The Rhode Island General Assembly wrapped up the 2012 Legislative Session earlier this week. This year’s session has brought some important changes to R.I. statutory law, including R.I. Workers’ Compensation (“work comp”) law.
A R.I work comp lawyer deals with various issues regarding labor and labor relations. This encompasses not only work comp but also Temporary Disability Insurance (“TDI”), an area of law improved by this year’s Session.
A proposed addition to Section 28-41-6 of the R.I. General Laws relates to the simultaneous collection of work comp and TDI benefits. This bill has passed through the Senate and House of Representatives, and awaits Governor Chafee’s approval.
Previously, Section 28-41-6, titled “Effect of waiting period credit and benefits of receipt of Workers’ Compensation payments”, provided that an eligible work comp recipient would be ineligible for TDI benefits such as waiting period credit benefits or dependents’ allowances. A strict reading of this statute does not allow for any exceptions. Thus, when the R.I. Supreme Court had the opportunity to interpret 28-41-6, it said, “[I]t is abundantly clear that the General Assembly intended receipt of workers’ compensation benefits to be a complete bar to receipt of TDI benefits.” Duffy v. Powell, 18 A.3d 487, 490 (R.I. 2011).
Provided, however, that nothing shall be construed to deny benefits or waiting period credit benefits or dependents’ allowances under this chapter to individuals who receive a lump sum settlement pursuant to section 28-33-25 and subsequently apply for benefits under this chapter as long as the sickness or illness is materially different from the one for which the individual was paid workers’ compensation, is not affected by said injury and/or the medical condition did not result from the injury for which the employee was paid workers’ compensation benefits.

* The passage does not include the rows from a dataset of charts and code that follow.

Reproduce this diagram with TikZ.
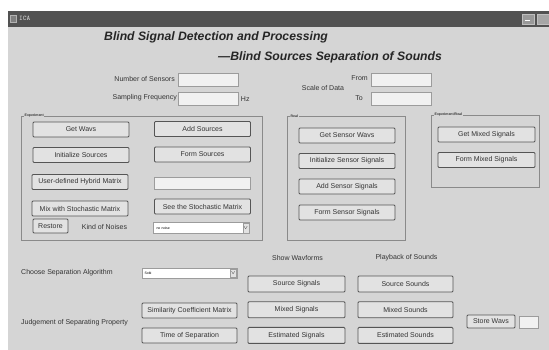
\documentclass[tikz,border=0pt]{standalone}
\usepackage{fontspec}
\setmainfont{Liberation Sans}
\usetikzlibrary{positioning}
\definecolor{winface}{HTML}{D5D5D5}
\definecolor{barface}{HTML}{525252}
\definecolor{btnface}{HTML}{E2E2E2}
\definecolor{btnedge}{HTML}{555555}
\definecolor{editface}{HTML}{F1F1F1}
\definecolor{editedge}{HTML}{9C9C9C}
\definecolor{groupedge}{HTML}{8A8A8A}
\definecolor{inktext}{HTML}{333333}
\tikzset{
  lbl/.style={inner sep=0pt, text=inktext, font=\fontsize{7}{8}\selectfont},
  btn/.style={draw=btnedge, fill=btnface, line width=0.9pt, rounded corners=1pt,
    minimum width=96pt, minimum height=15pt, inner sep=0pt, text=inktext,
    font=\fontsize{7}{8}\selectfont},
  editbox/.style={draw=editedge, fill=editface, line width=0.5pt,
    minimum width=60pt, minimum height=13pt, inner sep=0pt},
  popup/.style={draw=editedge, fill=white, line width=0.5pt,
    minimum width=96pt, minimum height=11pt, inner sep=1.5pt,
    text width=90pt, align=left, font=\fontsize{3.5}{4}\selectfont},
  groupbox/.style={draw=groupedge, line width=0.6pt},
  grouplbl/.style={fill=winface, inner sep=0.5pt, anchor=west,
    font=\fontsize{3.5}{4}\selectfont\bfseries, text=inktext},
  heading/.style={anchor=west, inner sep=0pt, text=black!85,
    font=\fontsize{12.2}{14}\selectfont\bfseries\itshape},
}
\newcommand{\droparrow}[1]{%
  \draw[editedge, fill=btnface] ([xshift=-7pt,yshift=-1pt]#1.north east)
    rectangle ([xshift=-1pt,yshift=1pt]#1.south east);
  \node[inner sep=0pt, font=\fontsize{3}{3}\selectfont] at
    ([xshift=-4pt]#1.east) {$\vee$};}

\begin{document}
\begin{tikzpicture}[x=1pt, y=-1pt]
  \useasboundingbox (0,0) rectangle (549,350);
  % window and title bar
  \fill[white] (0,0) rectangle (549,350);
  \fill[winface] (8,27) rectangle (549,350);
  \fill[barface] (8,11) rectangle (549,27);
  \draw[gray!60, fill=gray] (10.5,15) rectangle (16.5,22);
  \node[anchor=west, inner sep=0pt, text=gray!30,
        font=\fontsize{7}{7}\selectfont\ttfamily] (wintitle) at (19,18.5) {ICA};
  \draw[gray!50, fill=gray!80] (522,14) rectangle (534,24);
  \draw[white, line width=1pt] (525,21) -- (530,21);
  \draw[gray!50, fill=gray!70] (537,14) rectangle (549,24);

  % headings
  \node[heading] (head) at (104,37.5) {Blind Signal Detection and Processing};
  \node[heading] (subhead) at (218,57) {---Blind Sources Separation of Sounds};

  % parameters
  \node[editbox] (nsens) at (208.5,80) {};
  \node[lbl, anchor=east] (nsenslbl) at (175,78.5) {Number of Sensors};
  \node[editbox] (sfreq) at (208.5,99) {};
  \node[lbl, anchor=east] (sfreqlbl) at (177,97.5) {Sampling Frequency};
  \node[lbl, anchor=west, right=2pt of sfreq] (hz) {Hz};
  \node[editbox] (from) at (401,80) {};
  \node[lbl, anchor=east] (fromlbl) at (368,78.5) {From};
  \node[editbox] (to) at (401,99) {};
  \node[lbl, anchor=east] (tolbl) at (363,98) {To};
  \node[lbl] (scalelbl) at (323,88) {Scale of Data};

  % group boxes
  \draw[groupbox] (21,116) rectangle (262,240);
  \node[grouplbl] (explbl) at (24,116) {Experiment};
  \draw[groupbox] (287,116) rectangle (405,240);
  \node[grouplbl] (reallbl) at (290,116) {Real};
  \draw[groupbox] (431,115) rectangle (539,187);
  \node[grouplbl] (explreallbl) at (434,115) {Experiment/Real};

  % experiment buttons
  \foreach \name/\lab/\col/\row in {getwavs/Get Wavs/81/129.5,
      addsrc/Add Sources/202.5/129, initsrc/Initialize Sources/81/155,
      formsrc/Form Sources/202.5/154.5,
      userhyb/User-defined Hybrid Matrix/80/182,
      mixstoch/Mix with Stochastic Matrix/80/208.5,
      seestoch/See the Stochastic Matrix/202.5/206.5}{%
    \node[btn] (\name) at (\col,\row) {\lab};}
  \node[editbox, minimum width=96pt, minimum height=12pt] (hybedit) at (202,183) {};
  \node[btn, minimum width=35pt, minimum height=14pt] (restore) at (50.5,226) {Restore};
  \node[lbl] (noiselbl) at (104.5,227) {Kind of Noises};
  \node[popup] (noisepop) at (201.5,228) {no noise};
  \droparrow{noisepop}

  % real buttons
  \foreach \name/\lab/\row in {getsens/Get Sensor Wavs/135.5,
      initsens/Initialize Sensor Signals/161, addsens/Add Sensor Signals/186.5,
      formsens/Form Sensor Signals/212.5}{%
    \node[btn] (\name) at (347,\row) {\lab};}

  % experiment/real buttons
  \foreach \name/\lab/\row in {getmix/Get Mixed Signals/134.5,
      formmix/Form Mixed Signals/160}{%
    \node[btn, minimum width=97pt] (\name) at (486.5,\row) {\lab};}

  % separation
  \node[lbl, anchor=west] (alglbl) at (21,273) {Choose Separation Algorithm};
  \node[popup, minimum width=95pt, minimum height=10pt] (algpop) at (189.5,273) {Sobi};
  \droparrow{algpop}
  \node[lbl, anchor=west] (judgelbl) at (21,323) {Judgement of Separating Property};
  \node[btn, minimum width=95pt] (simcoef) at (189.5,310.5) {Similarity Coefficient Matrix};
  \node[btn, minimum width=95pt] (timesep) at (189.5,335.5) {Time of Separation};

  % waveforms and sounds
  \node[lbl] (showlbl) at (297.5,258) {Show Wavforms};
  \node[lbl] (playlbl) at (406.5,258) {Playback of Sounds};
  \foreach \kind/\what [count=\row from 0] in {src/Source, mix/Mixed, est/Estimated}{%
    \node[btn, minimum width=97pt, minimum height=16pt] (\kind sig)
      at (296.5,284+25.7*\row) {\what{} Signals};
    \node[btn, minimum width=95pt, minimum height=16pt] (\kind snd)
      at (405.5,284+25.7*\row) {\what{} Sounds};}
  \node[btn, minimum width=48pt, minimum height=13pt] (storewavs) at (491,321.5) {Store Wavs};
  \node[editbox, minimum width=19pt, minimum height=12pt] (storeedit) at (528.5,322) {};
\end{tikzpicture}
\end{document}
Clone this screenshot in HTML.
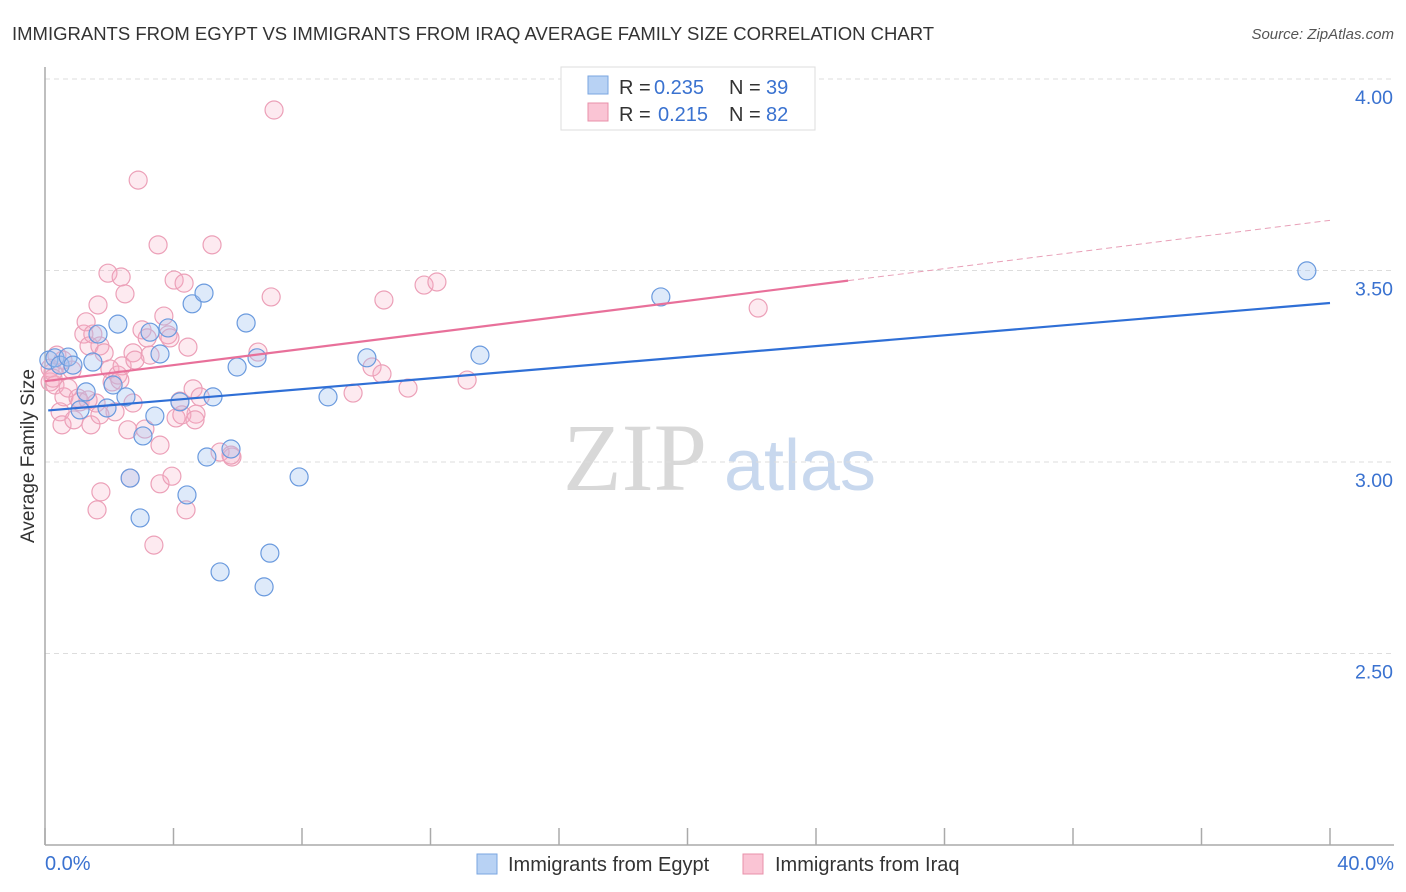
<!DOCTYPE html>
<html><head><meta charset="utf-8"><style>
body{margin:0;background:#fff;font-family:"Liberation Sans",sans-serif;}
svg{display:block}
</style></head><body>
<svg id="chart" width="1406" height="892" viewBox="0 0 1406 892" xmlns="http://www.w3.org/2000/svg">
<text x="12" y="40" font-size="18.5" fill="#333">IMMIGRANTS FROM EGYPT VS IMMIGRANTS FROM IRAQ AVERAGE FAMILY SIZE CORRELATION CHART</text>
<text x="1394" y="39" font-size="15" fill="#555" font-style="italic" text-anchor="end">Source: ZipAtlas.com</text>
<g>
<text x="635" y="490" font-size="96" fill="#d8d8d8" text-anchor="middle" font-family="Liberation Serif,serif">ZIP</text>
<text x="800" y="490" font-size="72" fill="#c8d8ee" text-anchor="middle">atlas</text>
</g>
<g id="grid"></g>
<g id="axes"></g>
<g id="pts"></g>
<g id="trends"></g>
<g>
<rect x="561" y="67" width="254" height="63" fill="#fff" stroke="#ddd"/>
<rect x="588" y="76" width="20" height="18" fill="#b8d2f4" stroke="#7aa6e0"/>
<g font-size="20">
<text x="619" y="94" fill="#333">R =</text><text x="654" y="94" fill="#3a72d0">0.235</text><text x="729" y="94" fill="#333">N =</text><text x="766" y="94" fill="#3a72d0">39</text>
</g>
<rect x="588" y="103" width="20" height="18" fill="#fac4d4" stroke="#e890aa"/>
<g font-size="20">
<text x="619" y="121" fill="#333">R =</text><text x="658" y="121" fill="#3a72d0">0.215</text><text x="729" y="121" fill="#333">N =</text><text x="766" y="121" fill="#3a72d0">82</text>
</g>
</g>
<text x="34" y="456" font-size="19" fill="#333" text-anchor="middle" transform="rotate(-90 34 456)">Average Family Size</text>
<text x="45" y="870" font-size="20" fill="#3a72d0">0.0%</text>
<text x="1394" y="870" font-size="20" fill="#3a72d0" text-anchor="end">40.0%</text>
<g>
<rect x="477" y="854" width="20" height="20" fill="#b8d2f4" stroke="#7aa6e0"/>
<text x="508" y="871" font-size="20" fill="#333">Immigrants from Egypt</text>
<rect x="743" y="854" width="20" height="20" fill="#fac4d4" stroke="#e890aa"/>
<text x="775" y="871" font-size="20" fill="#333">Immigrants from Iraq</text>
</g>
</svg>
<script>
const yTicks=[2.5,3.0,3.5,4.0];
const yTickLabels=["2.50","3.00","3.50","4.00"];
const xTicks=[0,4,8,12,16,20,24,28,32,36,40];
const egyptX=[0.12,0.31,0.47,0.72,0.87,1.09,1.28,1.49,1.65,1.93,2.12,2.27,2.52,2.65,2.96,3.05,3.27,3.42,3.58,3.83,4.20,4.42,4.58,4.95,5.04,5.23,5.45,5.79,5.98,6.26,6.60,6.82,7.00,7.91,8.81,10.02,13.54,19.17,39.28];
const egyptY=[3.266,3.272,3.253,3.274,3.253,3.136,3.183,3.261,3.334,3.141,3.201,3.360,3.170,2.958,2.854,3.068,3.339,3.120,3.282,3.350,3.157,2.914,3.413,3.441,3.013,3.170,2.713,3.034,3.248,3.363,3.272,2.674,2.762,2.961,3.170,3.272,3.279,3.431,3.499];
const iraqX=[0.16,0.25,0.31,0.37,0.47,0.53,0.59,0.72,0.84,0.90,1.03,1.09,1.21,1.28,1.37,1.43,1.49,1.59,1.65,1.71,1.84,1.96,2.02,2.09,2.18,2.27,2.37,2.40,2.49,2.58,2.65,2.74,2.74,2.90,3.02,3.11,3.18,3.27,3.39,3.52,3.58,3.58,3.70,3.83,3.95,4.02,4.08,4.20,4.33,4.39,4.45,4.61,4.70,4.83,5.20,5.45,5.82,6.63,7.04,7.13,9.59,10.18,10.49,10.55,11.30,11.80,12.20,13.14,22.20,1.62,1.74,0.16,0.25,0.56,1.34,1.71,2.33,2.80,3.89,4.26,4.67,5.79];
const iraqY=[3.209,3.235,3.201,3.279,3.131,3.097,3.170,3.193,3.240,3.110,3.167,3.157,3.334,3.366,3.303,3.097,3.334,3.154,3.410,3.303,3.285,3.493,3.243,3.209,3.131,3.227,3.483,3.251,3.439,3.084,2.958,3.285,3.154,3.736,3.345,3.086,3.324,3.279,2.783,3.567,3.044,2.943,3.381,3.332,2.963,3.475,3.115,3.159,3.467,2.875,3.300,3.191,3.125,3.170,3.567,3.026,3.013,3.287,3.431,3.919,3.180,3.248,3.230,3.423,3.193,3.462,3.470,3.214,3.402,2.875,2.922,3.245,3.219,3.266,3.162,3.123,3.214,3.266,3.324,3.123,3.110,3.018];
const egyptTrend=[3.134,0.00703];
const iraqTrend=[3.211,0.0105];
const NS="http://www.w3.org/2000/svg";
const sx=v=>45+v/40*1285;
const sy=v=>79+(4-v)*383;
function mk(tag,attrs,parent){const e=document.createElementNS(NS,tag);for(const k in attrs)e.setAttribute(k,attrs[k]);parent.appendChild(e);return e;}
const grid=document.getElementById('grid'),axes=document.getElementById('axes'),pts=document.getElementById('pts'),tr=document.getElementById('trends');
yTicks.forEach((t,i)=>{
 const l=mk('line',{x1:45,x2:1394,y1:sy(t),y2:sy(t),stroke:'#ddd','stroke-dasharray':'5,4'},grid);
 
 
 const tx=mk('text',{x:1393,y:sy(t)+25,'font-size':19.5,fill:'#3a72d0','text-anchor':'end'},axes);
 tx.textContent=yTickLabels[i];
 
 
});
const ya=mk('line',{x1:45,x2:45,y1:67,y2:845,stroke:'#aaa','stroke-width':1.5},axes);


const xa=mk('line',{x1:45,x2:1394,y1:845,y2:845,stroke:'#aaa','stroke-width':1.5},axes);


xTicks.forEach(t=>{
 const l=mk('line',{x1:sx(t),x2:sx(t),y1:828,y2:845,stroke:'#aaa','stroke-width':1.5},axes);
 
 
});
iraqX.forEach((x,i)=>{
 const c=mk('circle',{cx:sx(x),cy:sy(iraqY[i]),r:9,fill:'rgba(248,170,195,0.25)',stroke:'#eca0b8','stroke-width':1.2},pts);
 
 
});
egyptX.forEach((x,i)=>{
 const c=mk('circle',{cx:sx(x),cy:sy(egyptY[i]),r:9,fill:'rgba(160,196,240,0.35)',stroke:'#6a9ade','stroke-width':1.2},pts);
 
 
});
const bl=mk('line',{x1:sx(0.1),y1:sy(egyptTrend[0]+egyptTrend[1]*0.1),x2:sx(40),y2:sy(egyptTrend[0]+egyptTrend[1]*40),stroke:'#2f6fd6','stroke-width':2.2},tr);


const pl=mk('line',{x1:sx(0),y1:sy(iraqTrend[0]),x2:sx(25),y2:sy(iraqTrend[0]+iraqTrend[1]*25),stroke:'#e8709a','stroke-width':2.2},tr);


const pd=mk('line',{x1:sx(25),y1:sy(iraqTrend[0]+iraqTrend[1]*25),x2:sx(40),y2:sy(iraqTrend[0]+iraqTrend[1]*40),stroke:'#e8a0b8','stroke-width':1,'stroke-dasharray':'6,4'},tr);


</script>
</body></html>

This helps an injured party receive benefits that he or she should rightly be entitled to. Let’s say an employee is injured on the job and receives a lump sum payment of work comp benefits. If he then suffers an unrelated injury, he can now receive TDI benefits for the second injury. Without this addition to the law, benefits could previously have been denied because the wording of the statute seemingly precluded the receipt of TDI benefits for someone who received work comp benefits.